Section 1, Rule 111 of the RULES ON CRIMINAL PROCEDURE thereof states: Section 1. Institution of criminal and civil actions.—When a criminal action is instituted, the civil action for the recovery of civil liability is impliedly instituted with the criminal action, unless the offended party waives the civil action, reserves his right to institute it separately, or institutes the civil action prior to the criminal action.



A reading of the complaint reveals that the allegations therein are consistent with petitioners’ claim that the action was brought to recover civil liability arising from crime. Although there are allegations of negligence on the part of Sibayan and Viron Transit, such does not necessarily mean that petitioners were pursuing a cause of action based on quasi delict, considering that at the time of the filing of the complaint, the cause of action ex quasi delicto had already prescribed. Besides, in cases of negligence, the offended party has the choice between an action to enforce civil liability arising from crime under the Revised Penal Code and an action for quasi delict under the Civil Code.

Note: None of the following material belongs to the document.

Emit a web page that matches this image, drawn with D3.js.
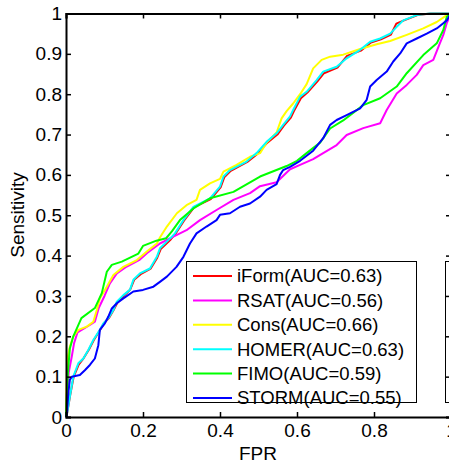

An act or omission causing damage to another may give rise to two separate civil liabilities on the part of the offender, i.e., (1) civil liability ex delicto, under Article 100 of the Revised Penal Code; and (2) independent civil liabilities, such as those 



(a) not arising from an act or omission complained of as a felony, e.g., culpa contractual or obligations arising from law under Article 31 of the Civil Code, intentional torts under Articles 32 and 34, and culpa aquiliana under Article 2176 of the Civil Code; or (b) where the injured party is granted a right to file an action independent and distinct from the criminal action under Article 33 of the Civil Code.15 Either of these liabilities may be enforced against the offender subject to the caveat under Article 2177 of the Civil Code that the plaintiff cannot recover damages twice for the same act or omission of the defendant and the similar proscription against double recovery under the Rules above-quoted.



At the time of the filing of the complaint for damages in this case, the cause of action ex quasi delicto had already prescribed. Nonetheless, petitioners can pursue the remaining avenue opened for them by their reservation, i.e., the surviving cause of action ex delicto. This is so because the prescription of the action ex quasi delicto does not operate as a bar to an action to enforce the civil liability arising from crime especially as the latter action had been expressly reserved.